- Your goal: Nothing after the line with "Chart.register(...registerables);" belongs in the copy; extract the lines below from the top through that line, pictures left out.

====== Provided material

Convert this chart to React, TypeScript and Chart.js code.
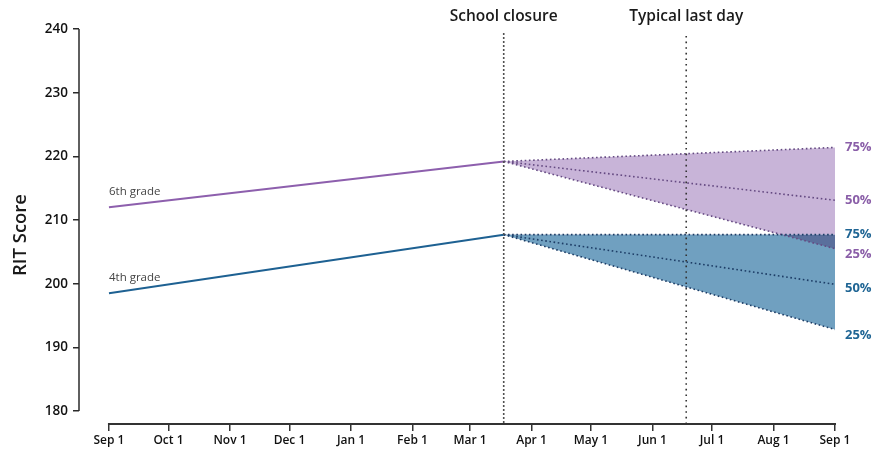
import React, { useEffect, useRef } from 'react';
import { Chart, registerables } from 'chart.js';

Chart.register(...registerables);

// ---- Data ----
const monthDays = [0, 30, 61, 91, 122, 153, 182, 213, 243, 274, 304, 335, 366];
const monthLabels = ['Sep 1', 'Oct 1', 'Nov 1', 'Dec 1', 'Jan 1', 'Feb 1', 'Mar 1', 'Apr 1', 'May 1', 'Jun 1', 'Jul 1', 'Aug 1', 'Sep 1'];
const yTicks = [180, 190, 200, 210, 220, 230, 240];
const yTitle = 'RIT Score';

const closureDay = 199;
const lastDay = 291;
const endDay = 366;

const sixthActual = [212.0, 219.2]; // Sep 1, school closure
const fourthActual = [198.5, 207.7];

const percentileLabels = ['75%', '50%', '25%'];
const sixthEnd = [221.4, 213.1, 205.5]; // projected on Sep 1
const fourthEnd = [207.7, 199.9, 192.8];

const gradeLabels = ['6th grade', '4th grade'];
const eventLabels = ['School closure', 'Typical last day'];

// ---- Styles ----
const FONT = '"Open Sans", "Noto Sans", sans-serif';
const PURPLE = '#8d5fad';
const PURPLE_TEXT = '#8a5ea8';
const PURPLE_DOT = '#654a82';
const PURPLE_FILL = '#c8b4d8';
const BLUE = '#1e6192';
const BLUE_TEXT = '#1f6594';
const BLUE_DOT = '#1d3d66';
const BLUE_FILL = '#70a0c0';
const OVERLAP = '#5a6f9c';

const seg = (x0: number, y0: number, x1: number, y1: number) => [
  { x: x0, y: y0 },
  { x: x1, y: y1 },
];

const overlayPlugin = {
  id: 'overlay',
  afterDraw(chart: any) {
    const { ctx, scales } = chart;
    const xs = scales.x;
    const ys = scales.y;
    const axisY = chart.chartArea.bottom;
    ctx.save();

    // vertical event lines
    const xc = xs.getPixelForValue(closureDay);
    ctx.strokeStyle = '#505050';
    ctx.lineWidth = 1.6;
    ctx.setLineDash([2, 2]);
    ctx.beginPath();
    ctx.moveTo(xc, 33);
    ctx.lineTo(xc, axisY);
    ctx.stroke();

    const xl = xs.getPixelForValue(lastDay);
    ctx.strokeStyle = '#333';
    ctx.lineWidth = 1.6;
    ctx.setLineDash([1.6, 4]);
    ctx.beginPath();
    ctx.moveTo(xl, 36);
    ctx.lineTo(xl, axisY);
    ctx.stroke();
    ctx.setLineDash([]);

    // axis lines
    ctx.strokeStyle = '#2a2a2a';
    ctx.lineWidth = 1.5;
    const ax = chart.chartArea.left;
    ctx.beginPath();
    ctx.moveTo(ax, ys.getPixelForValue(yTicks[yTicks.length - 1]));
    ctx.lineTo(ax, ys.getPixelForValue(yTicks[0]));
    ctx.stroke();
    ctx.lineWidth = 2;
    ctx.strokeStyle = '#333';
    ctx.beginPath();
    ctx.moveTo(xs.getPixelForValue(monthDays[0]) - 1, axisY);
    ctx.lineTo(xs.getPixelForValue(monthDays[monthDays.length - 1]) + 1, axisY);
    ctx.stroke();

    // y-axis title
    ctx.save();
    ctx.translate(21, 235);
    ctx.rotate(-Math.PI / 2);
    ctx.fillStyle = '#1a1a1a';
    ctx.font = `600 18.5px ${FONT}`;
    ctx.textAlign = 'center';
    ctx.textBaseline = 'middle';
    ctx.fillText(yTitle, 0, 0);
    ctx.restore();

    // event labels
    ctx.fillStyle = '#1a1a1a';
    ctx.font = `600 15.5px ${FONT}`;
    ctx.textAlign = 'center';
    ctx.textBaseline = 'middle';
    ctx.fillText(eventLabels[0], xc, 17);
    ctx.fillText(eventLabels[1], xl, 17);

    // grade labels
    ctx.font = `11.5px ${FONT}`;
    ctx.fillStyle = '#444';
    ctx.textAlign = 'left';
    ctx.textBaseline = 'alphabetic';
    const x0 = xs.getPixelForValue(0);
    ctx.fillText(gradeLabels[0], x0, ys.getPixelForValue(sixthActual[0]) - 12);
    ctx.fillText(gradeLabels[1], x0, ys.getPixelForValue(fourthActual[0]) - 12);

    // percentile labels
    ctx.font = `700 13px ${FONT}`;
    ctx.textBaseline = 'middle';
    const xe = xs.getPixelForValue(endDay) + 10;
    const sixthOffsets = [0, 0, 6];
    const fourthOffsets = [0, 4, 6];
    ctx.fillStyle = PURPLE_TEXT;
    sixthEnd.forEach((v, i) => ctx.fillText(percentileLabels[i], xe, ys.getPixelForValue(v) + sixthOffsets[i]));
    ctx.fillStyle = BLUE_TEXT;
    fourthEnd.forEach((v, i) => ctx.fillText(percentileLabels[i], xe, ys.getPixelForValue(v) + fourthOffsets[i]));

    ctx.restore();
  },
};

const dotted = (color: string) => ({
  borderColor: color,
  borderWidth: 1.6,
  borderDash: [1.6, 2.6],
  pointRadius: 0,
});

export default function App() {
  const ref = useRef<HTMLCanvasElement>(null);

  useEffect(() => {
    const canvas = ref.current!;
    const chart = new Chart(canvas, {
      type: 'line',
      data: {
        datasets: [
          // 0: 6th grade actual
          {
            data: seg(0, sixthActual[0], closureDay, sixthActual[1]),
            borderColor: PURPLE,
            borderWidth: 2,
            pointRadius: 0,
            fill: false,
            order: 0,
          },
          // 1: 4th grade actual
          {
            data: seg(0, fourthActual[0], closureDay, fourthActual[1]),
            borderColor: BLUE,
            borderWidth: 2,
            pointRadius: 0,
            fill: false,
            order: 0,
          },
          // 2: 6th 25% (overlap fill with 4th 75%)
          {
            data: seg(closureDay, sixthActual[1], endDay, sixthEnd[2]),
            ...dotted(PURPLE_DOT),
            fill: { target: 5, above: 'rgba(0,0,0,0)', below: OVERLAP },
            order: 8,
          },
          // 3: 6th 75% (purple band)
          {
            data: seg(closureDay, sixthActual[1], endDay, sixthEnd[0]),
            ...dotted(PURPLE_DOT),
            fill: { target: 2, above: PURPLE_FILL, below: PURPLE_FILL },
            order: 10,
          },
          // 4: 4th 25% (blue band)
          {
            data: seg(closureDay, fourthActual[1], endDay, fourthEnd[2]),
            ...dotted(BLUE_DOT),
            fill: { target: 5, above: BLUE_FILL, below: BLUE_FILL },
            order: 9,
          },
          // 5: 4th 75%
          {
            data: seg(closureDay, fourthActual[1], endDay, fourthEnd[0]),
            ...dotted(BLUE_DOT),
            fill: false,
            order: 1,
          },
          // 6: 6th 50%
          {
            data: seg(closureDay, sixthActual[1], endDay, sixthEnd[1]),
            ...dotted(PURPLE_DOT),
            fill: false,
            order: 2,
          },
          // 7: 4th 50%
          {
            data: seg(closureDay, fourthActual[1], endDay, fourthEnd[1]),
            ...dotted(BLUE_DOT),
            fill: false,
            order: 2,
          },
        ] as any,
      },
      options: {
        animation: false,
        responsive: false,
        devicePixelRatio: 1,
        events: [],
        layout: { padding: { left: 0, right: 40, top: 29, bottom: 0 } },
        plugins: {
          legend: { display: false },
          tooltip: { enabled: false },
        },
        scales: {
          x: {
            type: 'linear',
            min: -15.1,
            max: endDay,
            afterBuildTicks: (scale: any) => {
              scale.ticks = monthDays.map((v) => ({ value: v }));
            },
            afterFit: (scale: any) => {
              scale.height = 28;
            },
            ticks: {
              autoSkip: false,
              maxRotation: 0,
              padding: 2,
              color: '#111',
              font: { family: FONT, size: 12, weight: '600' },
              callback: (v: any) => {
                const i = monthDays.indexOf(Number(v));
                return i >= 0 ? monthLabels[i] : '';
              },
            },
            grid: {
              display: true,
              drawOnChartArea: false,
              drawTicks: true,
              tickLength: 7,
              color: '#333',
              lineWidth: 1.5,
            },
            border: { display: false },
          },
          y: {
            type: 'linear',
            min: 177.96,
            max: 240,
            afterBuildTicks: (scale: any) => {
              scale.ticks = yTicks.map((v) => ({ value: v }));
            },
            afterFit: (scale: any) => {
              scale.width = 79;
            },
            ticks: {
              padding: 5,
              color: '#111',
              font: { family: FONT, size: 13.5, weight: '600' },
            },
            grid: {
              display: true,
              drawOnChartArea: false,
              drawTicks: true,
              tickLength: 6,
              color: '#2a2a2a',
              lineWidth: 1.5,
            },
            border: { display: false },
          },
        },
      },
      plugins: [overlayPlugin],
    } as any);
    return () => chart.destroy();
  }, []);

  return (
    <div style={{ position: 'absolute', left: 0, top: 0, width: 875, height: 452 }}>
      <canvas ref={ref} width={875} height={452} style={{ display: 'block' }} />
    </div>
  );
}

============

- Task answer:
Convert this chart to React, TypeScript and Chart.js code.
import React, { useEffect, useRef } from 'react';
import { Chart, registerables } from 'chart.js';

Chart.register(...registerables);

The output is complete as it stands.